Friday, October 15, 2004

Too nice for my own good

Ok, I need advice on an entirely hypothetical situation. I would really appreciate a honest answer from as many guys as read this post.

Lets say that you, meaning you guys, really like this girl and want to go out with her. Unfortunately this girl has no desire whatsoever to be anything but friends with you. Would you prefer her to A) Go out with you when you ask if she'd like to and have her pretend to like you so as not to hurt your feelings. B) Go out with you on one date and have her tell you after you ask for a second date that she doesn't like you in that way. C) have her tell you right out when you ask the first time that she doesn't want to go out with you period or D) other.

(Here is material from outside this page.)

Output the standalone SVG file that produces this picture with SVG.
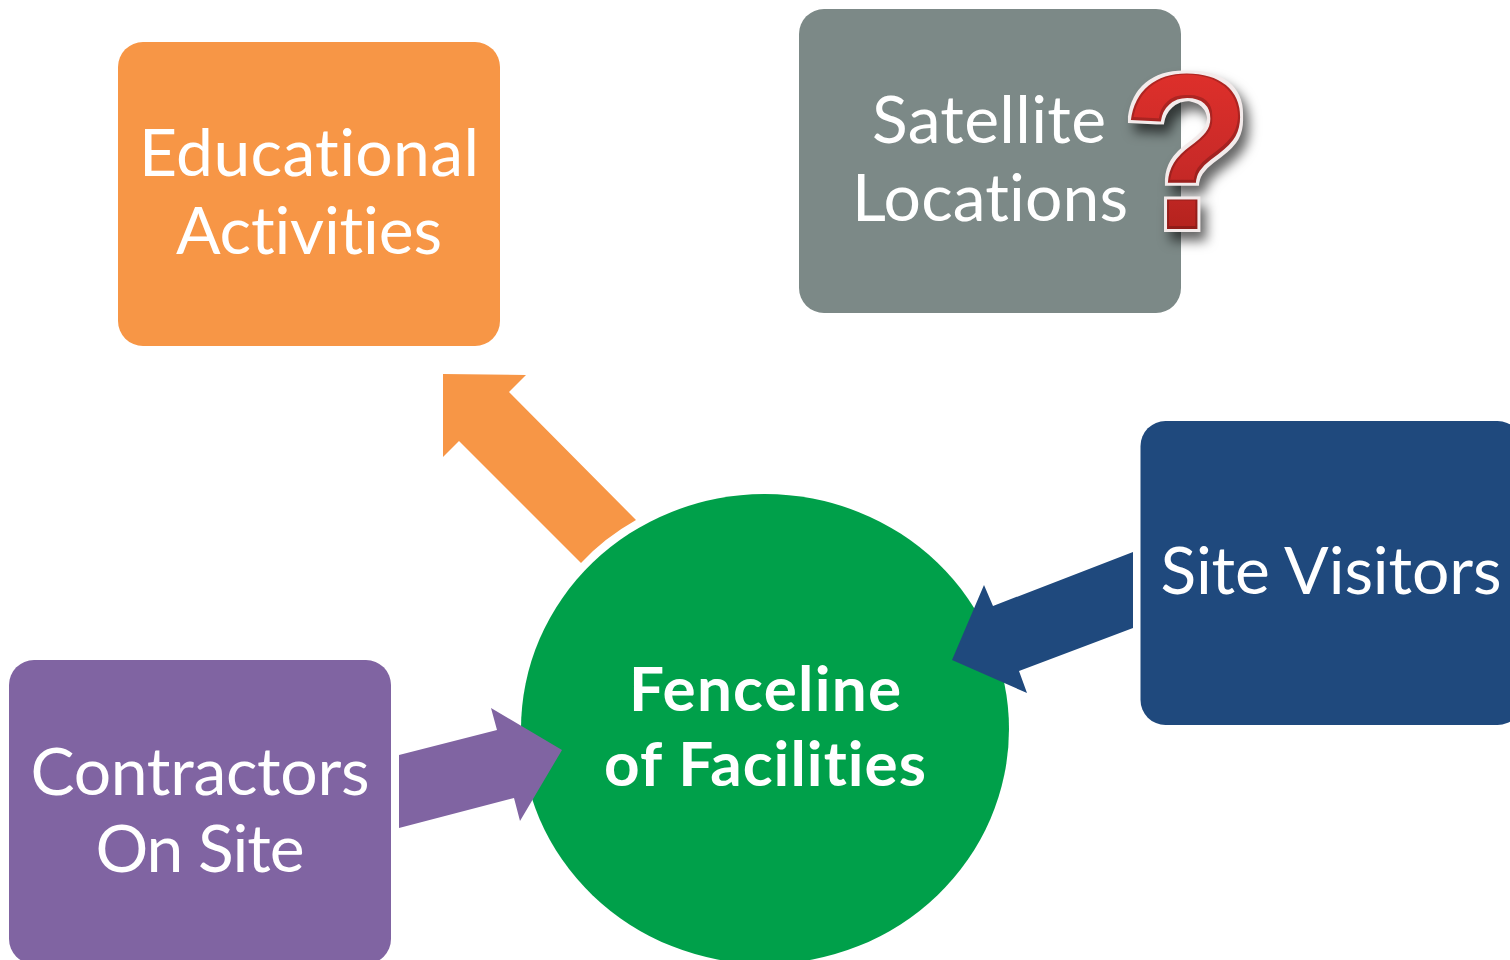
<svg xmlns="http://www.w3.org/2000/svg" width="1510" height="960" viewBox="0 0 1510 960">
<style>
text{font-family:"Lato","Liberation Sans",sans-serif;fill:#fff;text-anchor:middle;font-variant-ligatures:none}
.t{font-size:66px}
.b{font-size:62px;font-weight:700}
.q{font-family:"Liberation Sans",sans-serif;font-weight:700;font-size:222px;fill:url(#qg);text-anchor:start}
</style>
<defs>
<linearGradient id="qg" x1="0" y1="0" x2="0" y2="1"><stop offset="0" stop-color="#e8322c"/><stop offset=".55" stop-color="#c92a28"/><stop offset="1" stop-color="#a51d16"/></linearGradient>
<filter id="bevel" x="-30%" y="-20%" width="170%" height="150%" color-interpolation-filters="sRGB">
<feMorphology in="SourceAlpha" operator="dilate" radius="3" result="fat"/>
<feOffset in="fat" dx="6" dy="9" result="off"/>
<feGaussianBlur in="off" stdDeviation="6" result="bl"/>
<feFlood flood-color="#000" flood-opacity=".6"/>
<feComposite in2="bl" operator="in" result="shadow"/>
<feFlood flood-color="#f3ebeb"/>
<feComposite in2="fat" operator="in" result="rim"/>
<feColorMatrix in="SourceGraphic" type="matrix" values=".8 0 0 0 0 0 .8 0 0 0 0 0 .8 0 0 0 0 0 1 0" result="dark"/>
<feMorphology in="SourceAlpha" operator="erode" radius="2" result="thin"/>
<feOffset in="thin" dx="0" dy="-1" result="thinup"/>
<feComposite in="SourceGraphic" in2="thinup" operator="in" result="face"/>
<feMerge><feMergeNode in="shadow"/><feMergeNode in="rim"/><feMergeNode in="dark"/><feMergeNode in="face"/></feMerge>
</filter>
</defs>
<g id="node-center"><ellipse cx="765" cy="729" rx="244" ry="235" fill="#00A04A"/><text class="b" x="765" y="711" textLength="272">Fenceline</text><text class="b" x="765" y="786" textLength="322">of Facilities</text></g>
<g id="connectors">
<path fill="#F79646" d="M443 374L526 375L509 392L636 520Q604 538 581 563L459 441L443 457Z"/>
<path fill="#1F497D" d="M1133 552L993 606L984 585L952 660L1027 693L1019 671L1133 628Z"/>
<path fill="#8064A2" d="M399 755L497 730L491 708L562 750L520 821L514 798L399 828Z"/>
</g>
<g id="node-educational"><rect x="118" y="42" width="382" height="304" rx="25" fill="#F79646"/><text class="t" x="309" y="176" textLength="340">Educational</text><text class="t" x="309" y="254" textLength="266">Activities</text></g>
<g id="node-satellite"><rect x="799" y="9" width="382" height="304" rx="25" fill="#7C8987"/><text class="t" x="989" y="143" textLength="234">Satellite</text><text class="t" x="990" y="221" textLength="276">Locations</text></g>
<g id="node-visitors"><rect x="1140.500" y="421" width="382" height="304" rx="25" fill="#1F497D"/><text class="t" x="1331" y="594" textLength="341">Site Visitors</text></g>
<g id="node-contractors"><rect x="9" y="660" width="382" height="304" rx="25" fill="#8064A2"/><text class="t" x="200" y="795" textLength="339">Contractors</text><text class="t" x="200" y="872" textLength="209">On Site</text></g>
<g id="question-mark"><text class="q" transform="translate(1121 229) scale(.97 1)" filter="url(#bevel)">?</text></g>
</svg>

I would really like some honest opinions on this and would appreciate comments on this post as soon as possible.

Thanks.

5 comments:

failon said...

This is one of those things where it's good to get the facts straight at the start. 'Guy' must know 'girl's' true feelings on the situation, otherwise pain and general unpleasantness will ensue. 'Girl' may at this point do what she wants, dating-wise... exempli gratia: 'just for fun', 'not at all', 'hanging out now and then', et cetera.
If thou needest more clarificationith, letith me knowith. *hacks hairball*

purpleoctopi said...

*pontification*
Well, I'm not male (obviously), nor am I an expert on male psychology (obviously), and because of these two things, a real guy's answer may very well be really different. . .
But even if you just look at it from the perspective of 'Human to Human', you always let the person know from the start. Otherwise you are "leading them on" (thank you, teenage lingo). In matters of the heart, the further things go into differing from reality or the truth, the more pain is derived from it.
So, given the aforementioned, the hypothetical girl should outright let the hypothetical guy know that while she enjoys his company, she only cares about him in a friendly matter. Because the hypothetical guy is basically flying blind in this situation, it would be cruel and potentially heartwrenching to do anything but, especially if the guy "really likes" the girl.
Another thing to consider: Hypothetical Girl should be absolutely sure that Hypothetical Guy actually "really likes" her before telling Hypothetical Guy that she only cares about him as a friend. If Hypthetical Guy is merely flirting with Hypothetical Girl out of boredom or whatever else, but doesn't actually like her, things could get rather embarrasing for Hypothetical Girl.
(Mwahahah. . .I think I've filled my quota of being overly verbose for the day.)

failon said...

Re: *pontification*
Thank you for being much more eloquent than I in your advice... Much better than my measly explanation of the same thing...

purpleoctopi said...

Re: *pontification*
Pff, your explanation wasn't measly at all! I actually didn't realize that you'd posted a comment on the issue, with the excact same answer until I'd posted mine. . .if I did, I probably wouldn't have posted a comment at all. You know, redundancy and all.
Besides, it was a lovely hairball

malicioushobbit said...

Ha
I feel like giving a straightforward answer, which kinda generally entails what kind of answer I like receiving. I'd rather the girl just come out and say it right away, because I'm sure the guy is being torn to pieces on the prospect and where everything lies. If it's absolute no, just tell him that, and the end. The movies like you to think that no girl likes a guy and he has to push and push and push for a date, which is really hot, and gets him bedded. w00t for propaganda. But just tell the fool.